Kinder- und Jugendrechte sind Rechte auf Beteiligung und Teilhabe: Wir werden uns in der kommenden Wahlperiode für ein Kinder- und Jugendbeteiligungsgesetz einsetzen, das Kindern, Jugendlichen und ihren Eltern eine weitgehende Mitwirkung an der Jugendhilfeplanung gewährt. Sie sollen in ihren Quartieren gemeinsam mit den Einrichtungen, Vereinen und Institutionen über die Angebote entscheiden können. Dafür sollen auskömmlich ausgestattete, steuerlich finanzierte Budgets in rechenschaftspflichtiger Selbstverwaltung zur Verfügung gestellt werden. Hier gilt es unter anderem auch die Jugendverbandsarbeit und selbstorganisierte Jugendgruppen zu stärken.

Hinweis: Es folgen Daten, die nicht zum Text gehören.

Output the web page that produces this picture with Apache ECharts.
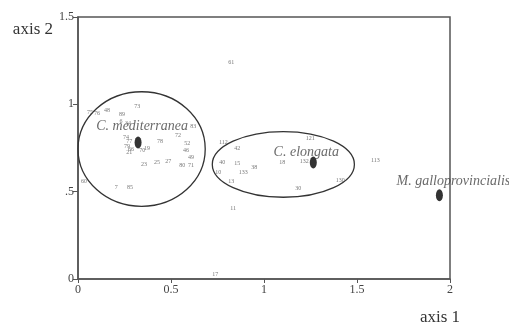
<!DOCTYPE html>
<html><head><meta charset="utf-8">
<script src="https://cdn.jsdelivr.net/npm/echarts@6/dist/echarts.min.js"></script>
<style>html,body{margin:0;padding:0;background:#fff}#c{width:509px;height:326px}</style>
</head><body><div id="c"></div>
<script>
// sample point labels and coordinates (axis 1, axis 2)
var pointNames = ["73","75","76","48","89","6","34","83","72","78","52","46","49","71","80","27","25","23","19","74","77","79","66","21","70","60","7","85",
  "121","18","132","112","42","40","15","38","133","10","13","130","30",
  "61","17","11","113"];
var pointX = [0.318,0.065,0.102,0.156,0.237,0.231,0.269,0.619,0.538,0.441,0.587,0.581,0.608,0.608,0.560,0.485,0.425,0.355,0.371,0.258,0.275,0.264,0.285,0.275,0.345,0.032,0.205,0.280,
  1.249,1.098,1.217,0.781,0.856,0.775,0.856,0.948,0.888,0.754,0.824,1.410,1.184,
  0.824,0.738,0.834,1.599];
var pointY = [0.987,0.953,0.947,0.964,0.941,0.901,0.890,0.873,0.821,0.787,0.776,0.736,0.696,0.650,0.650,0.673,0.667,0.656,0.747,0.810,0.787,0.759,0.741,0.724,0.736,0.559,0.525,0.525,
  0.804,0.667,0.673,0.781,0.747,0.667,0.662,0.639,0.610,0.610,0.559,0.565,0.519,
  1.238,0.029,0.405,0.679];

// species centroids
var speciesNames = ["C. mediterranea","C. elongata","M. galloprovincialis"];
var centroidX = [0.323,1.265,1.943];
var centroidY = [0.781,0.667,0.479];

// group ellipses: centre x, centre y, radius x, radius y (axis units)
var ellipseCX = [0.342,1.104];
var ellipseCY = [0.744,0.656];
var ellipseRX = [0.342,0.382];
var ellipseRY = [0.328,0.188];

var xTicks = ["0","0.5","1","1.5","2"];
var yTicks = ["0",".5","1","1.5"];

var serif = '"Liberation Serif", "DejaVu Serif", serif';
var labelOffsets = [[4,-16],[-7,-10],[14,-14]];

var chart = echarts.init(document.getElementById('c'), null, {renderer:'canvas'});
chart.setOption({
  animation:false,
  backgroundColor:'#fff',
  grid:{left:78,right:59,top:17,bottom:46,show:true,borderColor:'#555',borderWidth:1.5,backgroundColor:'transparent'},
  xAxis:{type:'value',min:0,max:2,interval:0.5,
    name:'axis 1',nameLocation:'end',nameGap:-10,
    nameTextStyle:{fontFamily:serif,fontSize:17,color:'#333',align:'center',verticalAlign:'top',padding:[30,0,0,0]},
    axisLine:{show:true,lineStyle:{color:'#555',width:1.5}},
    axisTick:{show:true,length:4,lineStyle:{color:'#555'}},
    axisLabel:{fontFamily:serif,fontSize:12,color:'#444',margin:5,formatter:function(v){return xTicks[Math.round(v/0.5)];}},
    splitLine:{show:false}},
  yAxis:{type:'value',min:0,max:1.5,interval:0.5,
    name:'axis 2',nameLocation:'end',nameGap:-21,
    nameTextStyle:{fontFamily:serif,fontSize:17,color:'#333',align:'right',padding:[0,25,0,0]},
    axisLine:{show:true,lineStyle:{color:'#555',width:1.5}},
    axisTick:{show:true,length:5,lineStyle:{color:'#555'}},
    axisLabel:{fontFamily:serif,fontSize:12,color:'#444',margin:4,formatter:function(v){return yTicks[Math.round(v/0.5)];}},
    splitLine:{show:false}},
  series:[
    {type:'custom',name:'groups',clip:false,silent:true,
     data:ellipseCX.map(function(cx,i){return [cx,ellipseCY[i],ellipseRX[i],ellipseRY[i]];}),
     renderItem:function(params,api){
       var c=api.coord([api.value(0),api.value(1)]);
       var p=api.coord([api.value(0)+api.value(2),api.value(1)+api.value(3)]);
       return {type:'ellipse',shape:{cx:c[0],cy:c[1],rx:Math.abs(p[0]-c[0]),ry:Math.abs(p[1]-c[1])},
         style:{fill:'none',stroke:'#333',lineWidth:1.3}};
     }},
    {type:'scatter',name:'samples',symbolSize:2,itemStyle:{color:'rgba(255,255,255,0)'},
     data:pointNames.map(function(n,i){return {name:n,value:[pointX[i],pointY[i]]};}),
     labelLayout:{hideOverlap:false},
     label:{show:true,position:'inside',formatter:'{b}',fontFamily:serif,fontSize:6,color:'#555'}},
    {type:'scatter',name:'species',symbol:'circle',symbolSize:[7,12],itemStyle:{color:'#000'},
     data:speciesNames.map(function(n,i){return {name:n,value:[centroidX[i],centroidY[i]],
       label:{offset:labelOffsets[i]}};}),
     label:{show:true,position:'inside',formatter:'{b}',fontFamily:serif,fontStyle:'italic',fontSize:14,color:'#444'}}
  ]
});
</script></body></html>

Im Rahmen der Familienhilfeplanung, der Hilfen zur Erziehung, bei der Durchführung von Kriseninterventionen und bei Verfahren in den Familiengerichten müssen Kinder und Jugendliche konsequent und verbindlich beteiligt werden. Das ist selbst im Rahmen der bereits gegebenen gesetzlichen Regelungen umsetzbar. Es müssen größere Anstrengungen unternommen werden, um alle beruflich daran beteiligten Akteure besser aus- und weiterzubilden.

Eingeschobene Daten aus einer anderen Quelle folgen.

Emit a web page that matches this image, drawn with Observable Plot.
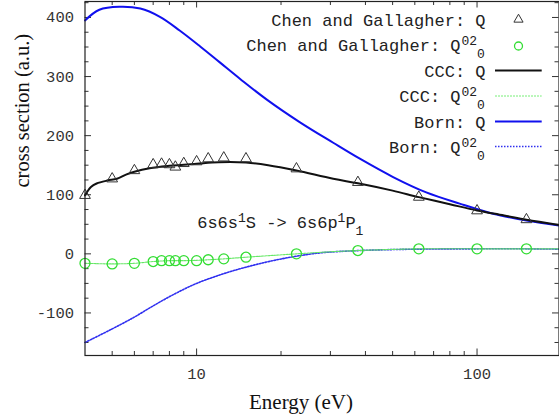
<!DOCTYPE html>
<html><head><meta charset="utf-8">
<script src="https://cdn.jsdelivr.net/npm/d3@7"></script>
<script src="https://cdn.jsdelivr.net/npm/@observablehq/plot@0.6"></script>
<style>body{margin:0;background:#fff} #chart{width:559px;height:420px}</style>
</head><body><div id="chart"></div>
<script>
// ---- data ----
const expEnergy = [4, 5, 6, 7, 7.5, 8, 8.4, 9, 10, 11, 12.5, 15, 22.7, 37.6, 62, 100, 150];
const expQ      = [99, 127, 141, 151, 152, 151, 147, 153, 156, 161, 162.5, 161, 144, 121, 96, 73, 58];
const expQ020   = [-16, -17, -16, -13, -11.5, -11.5, -11.5, -11.5, -11.5, -10, -8.5, -5.7, 0, 5.6, 8.5, 8.5, 8.5];

const cccQEnergy = [4, 4.2, 4.4, 4.8, 5.2, 5.6, 6, 6.8, 8, 10, 12, 15, 18, 22.7, 30.7, 37.6, 50, 62, 80, 100, 125, 150, 196];
const cccQ       = [99, 113, 119, 124, 127, 134, 139, 145, 149, 152.5, 155, 154.5, 150, 141, 127, 119.5, 107, 96, 84, 73.5, 65, 57.6, 49];

const cccQ020Energy = [4, 5, 6, 7, 8, 9, 10, 11, 12.5, 15, 22.7, 30, 37.6, 50, 62, 100, 150, 196];
const cccQ020       = [-16, -17, -16, -13, -11.5, -11.5, -11, -10, -8.5, -5.7, 0, 3.5, 5.6, 7.5, 8.5, 8.5, 8.5, 8.5];

const bornQEnergy = [4, 4.5, 5.3, 6.3, 7.4, 8.7, 10.3, 12.1, 14.3, 17.8, 23.3, 30.7, 38.2, 50.2, 65.9, 86.7, 114, 150, 196];
const bornQ       = [395, 413, 418, 415, 401, 378, 351, 324, 296, 261, 223, 188, 161, 130, 104, 85, 68, 56.5, 48];

const bornQ020Energy = [4, 5, 6, 7, 8.26, 10, 12.4, 15, 18.7, 22.7, 27.4, 37.6, 62, 100, 150, 196];
const bornQ020       = [-150, -127, -107, -88, -69, -50, -34, -22.5, -11.5, -4, 1.5, 5.5, 8, 8.5, 8.5, 8];

const xMajorTicks = [10, 100];
const xMinorTicks = [5, 6, 7, 8, 9, 20, 30, 40, 50, 60, 70, 80, 90];
const yMajorTicks = [-100, 0, 100, 200, 300, 400];

const legendText = ["Chen and Gallagher: Q", "Chen and Gallagher: Q", "CCC: Q", "CCC: Q", "Born: Q", "Born: Q"];
const legendSup  = ["", "02", "", "02", "", "02"];
const legendSub  = ["", "0", "", "0", "", "0"];
const annotationParts = ["6s6s", "1", "S -> 6s6p", "1", "P", "1"];
const annotationKind  = ["main", "sup", "main", "sup", "main", "sub"];
const xTitle = "Energy (eV)";
const yTitle = "cross section (a.u.)";

// ---- layout ----
const W = 559, H = 420, mL = 84.5, mR = 0.5, mT = 1, mB = 65;
const xDom = [4, 196], yDom = [-172, 427];
const plotW = W - mL - mR, plotH = H - mT - mB;
const decadePx = plotW / Math.log10(xDom[1] / xDom[0]);
const unitsPerPx = (yDom[1] - yDom[0]) / plotH;
const xPx = px => xDom[0] * Math.pow(10, (px - mL) / decadePx);
const yPx = py => yDom[1] - (py - mT) * unitsPerPx;
const mono = "Liberation Mono", serif = "Liberation Serif";
const FS = 17, FSS = 13, CW = 0.6 * FS, CWS = 0.6 * FSS;

const xTicks = [...xMajorTicks.map(v => ({v, L: 6.5})), ...xMinorTicks.map(v => ({v, L: 4}))];
const yMinor = d3.range(-150, 426, 25).filter(v => v % 100 !== 0);
const yTicks = [...yMajorTicks.map(v => ({v, L: 6.5})), ...yMinor.map(v => ({v, L: 4}))];

const zip = (xs, ys) => xs.map((x, i) => ({x, y: ys[i]}));
const exp = expEnergy.map((e, i) => ({e, q: expQ[i], q0: expQ020[i]}));

// legend
const rowCy = [20, 45.5, 71, 96.5, 122, 147.5];
const legendRows = legendText.map((t, i) => ({t, sup: legendSup[i], sub: legendSub[i], cy: rowCy[i]}));

// annotation pieces
let ax = 196.7;
const annot = annotationParts.map((t, i) => {
  const k = annotationKind[i];
  const p = {t, k, x: ax};
  ax += t.length * (k === "main" ? CW : CWS);
  return p;
});
const annCy = 222.5;

const tickStroke = "#333";
const blue = "#1010ee", dotBlue = "#3030f0", green = "#33dd33", lgreen = "#66e866";
const marks = [
  // ticks (inward, all four sides)
  Plot.ruleX(xTicks, {x: "v", y1: yDom[0], y2: d => yDom[0] + d.L * unitsPerPx, stroke: tickStroke, strokeWidth: 1}),
  Plot.ruleX(xTicks, {x: "v", y1: yDom[1], y2: d => yDom[1] - d.L * unitsPerPx, stroke: tickStroke, strokeWidth: 1}),
  Plot.ruleY(yTicks, {y: "v", x1: xDom[0], x2: d => xDom[0] * Math.pow(10, d.L / decadePx), stroke: tickStroke, strokeWidth: 1}),
  Plot.ruleY(yTicks, {y: "v", x1: xDom[1], x2: d => xDom[1] / Math.pow(10, d.L / decadePx), stroke: tickStroke, strokeWidth: 1}),
  // curves
  Plot.line(zip(bornQ020Energy, bornQ020), {x: "x", y: "y", curve: "catmull-rom", stroke: dotBlue, strokeWidth: 1.6, strokeDasharray: "1.5,1.5"}),
  Plot.line(zip(cccQ020Energy, cccQ020), {x: "x", y: "y", curve: "catmull-rom", stroke: lgreen, strokeWidth: 1.1, strokeDasharray: "2,1"}),
  Plot.line(zip(bornQEnergy, bornQ), {x: "x", y: "y", curve: "catmull-rom", stroke: blue, strokeWidth: 2}),
  Plot.line(zip(cccQEnergy, cccQ), {x: "x", y: "y", curve: "catmull-rom", stroke: "#111", strokeWidth: 2}),
  // experimental points
  Plot.dot(exp, {x: "e", y: "q", symbol: "triangle", r: 4, stroke: "#333", strokeWidth: 1, fill: "none"}),
  Plot.dot(exp, {x: "e", y: "q0", symbol: "circle", r: 5, stroke: green, strokeWidth: 1.3, fill: "none"}),
  // legend text
  Plot.text(legendRows, {x: d => xPx(d.sup ? 460 : 485), y: d => yPx(d.cy), text: "t", textAnchor: "end", lineAnchor: "middle", fontFamily: mono, fontSize: FS, fill: "#222"}),
  Plot.text(legendRows.filter(d => d.sup), {x: () => xPx(461), y: d => yPx(d.cy - 5), text: "sup", textAnchor: "start", lineAnchor: "middle", fontFamily: mono, fontSize: FSS, fill: "#222"}),
  Plot.text(legendRows.filter(d => d.sub), {x: () => xPx(461 + 2 * CWS), y: d => yPx(d.cy + 7.5), text: "sub", textAnchor: "start", lineAnchor: "middle", fontFamily: mono, fontSize: FSS, fill: "#222"}),
  // legend samples
  Plot.dot([legendRows[0]], {x: () => xPx(518), y: d => yPx(d.cy - 1), symbol: "triangle", r: 3.4, stroke: "#333", strokeWidth: 1, fill: "none"}),
  Plot.dot([legendRows[1]], {x: () => xPx(518), y: d => yPx(d.cy), symbol: "circle", r: 4, stroke: green, strokeWidth: 1.3, fill: "none"}),
  Plot.ruleY([legendRows[2]], {y: d => yPx(d.cy - 1), x1: () => xPx(495), x2: () => xPx(541.7), stroke: "#111", strokeWidth: 2}),
  Plot.ruleY([legendRows[3]], {y: d => yPx(d.cy - 1), x1: () => xPx(495), x2: () => xPx(541.7), stroke: "#77ee77", strokeWidth: 1, strokeDasharray: "2,1"}),
  Plot.ruleY([legendRows[4]], {y: d => yPx(d.cy - 1), x1: () => xPx(495), x2: () => xPx(541.7), stroke: blue, strokeWidth: 2}),
  Plot.ruleY([legendRows[5]], {y: d => yPx(d.cy - 1.5), x1: () => xPx(495), x2: () => xPx(541.7), stroke: dotBlue, strokeWidth: 1.5, strokeDasharray: "1.5,1.5"}),
  // annotation
  Plot.text(annot, {x: d => xPx(d.x), y: d => yPx(annCy + (d.k === "sup" ? -5 : d.k === "sub" ? 7.5 : 0)), text: "t", textAnchor: "start", lineAnchor: "middle", fontFamily: mono, fontSize: d => d.k === "main" ? FS : FSS, fill: "#222"}),
  // axis titles
  Plot.text([xTitle], {frameAnchor: "bottom", dx: 300.5 - (mL + plotW / 2), dy: 46.5, lineAnchor: "middle", fontFamily: serif, fontSize: 21, fill: "#111"}),
  Plot.text([yTitle], {frameAnchor: "left", rotate: -90, dx: 21.5 - mL, dy: 187 - (mT + plotH / 2), lineAnchor: "middle", fontFamily: serif, fontSize: 20.5, fill: "#111"}),
  Plot.frame({stroke: "#222", strokeWidth: 1.2})
];

const chart = Plot.plot({
  width: W, height: H,
  marginLeft: mL, marginRight: mR, marginTop: mT, marginBottom: mB,
  x: {type: "log", domain: xDom, ticks: xMajorTicks, tickFormat: d => String(d), tickSize: 0, tickPadding: 12, label: null},
  y: {domain: yDom, ticks: yMajorTicks, tickFormat: d => String(d), tickSize: 0, tickPadding: 11, label: null},
  style: {fontFamily: mono, fontSize: "15.5px", color: "#333", background: "#fff"},
  marks
});
document.getElementById("chart").appendChild(chart);
</script>
</body></html>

Zu den Ergebnissen der Enquete-Kommission gehört auch, das unübersichtliche Regelungs- und Richtliniengewirr in den Jugendämtern abzubauen und den Fachkräften im Allgemeinen Sozialen Dienst (ASD) größere Handlungsspielräume zu geben, um das Kindeswohl zu sichern! Das Qualitätsmanagement nach DIN ISO 9001, die Jugendhilfeinspektion und der hohe Verwaltungsaufwand in der Fallarbeit, verursacht durch die untaugliche Software JUS-IT, gehören auf den Prüfstand. JUS-IT muss durch ein einfacheres fachliches Verfahren ersetzt werden. Fachkräfte brauchen mehr Zeit, um auf bedrohliche Situationen in Familien und auf ihre Bedürfnisse und Erwartungen einzugehen.
Wir fordern den Ausbau von quartierspezifischen Kollegien, in denen neben Fachkräften des ASD auch Kolleg*innen aus anderen sozialpädagogischen Einrichtungen und aus Schulen im Viertel/Stadtteil sich interdisziplinär, professionell und auf gleicher Augenhöhe über Handlungsschritte in Konfliktsituationen und bei Kindeswohlgefährdungen verständigen können. Hier gingen kollegiale Zusammenarbeit und Beratung Hand in Hand.
Wir brauchen in Hamburg mehr Krisenwohnungen und die Stärkung der Koordinationsstelle individuelle Unterbringungen. In mehr als 100 Fällen hat diese Stelle Alternativen entwickelt und ihnen und ihren Familien andere Perspektiven geboten. Geschlossene Unterbringung wurde so in vielen Fällen vermieden.
Bisher gibt es nur in Hamburg-Mitte eine Ombudsstelle. Wir setzen uns für unabhängige Ombudsstellen in allen Bezirken ein, die mit qualifiziertem Personal versehen werden müssen. Sie sollen den Familien als Ansprechpartner zur Verfügung stehen, die Probleme haben im Umgang mit den Sozialen Diensten, Einrichtungen der Kinder- und Jugendhilfe oder mit einem gesetzlichen Vormund. Die Ombudsstellen sollen junge Menschen, Familien und Jugendliche bei der Verfolgung ihrer Leistungsansprüche und Beteiligungsrechte unterstützen.
 
FDP: Kinder und Jugendliche sind Experten für ihre eigenen Interessen und Lebenslagen. Wir möchten eine bessere und regelhafte Beteiligung von Kindern und Jugendlichen in den Bezirken bei allen Fragestellungen, die ihr Leben direkt betrifft. Dies stärkt den gesellschaftlichen Zusammenhalt und wirkt Politikverdrossenheit aktiv entgegen.
Auch deshalb haben sich die Freien Demokraten für eine Stärkung der Kinder- und Jugendpartizipation eingesetzt und mit dem Zweiten Gesetz zur Änderung des Bezirksverwaltungsgesetzes (BezVG) auch einen Gesetzesvorschlag vorgelegt. Ziel war es, die Beteiligung von Kindern und Jugendlichen an politischen Entscheidungen flächendeckend zu fördern und einen einheitlichen Mindeststandard bei der Umsetzung des §33 BezVG zu erreichen.
Dieser Paragraph regelt, dass ein Bezirksamt bei Planungen und Vorhaben, die die Interessen von Kindern und Jugendlichen berühren, diese in angemessener Weise beteiligen muss.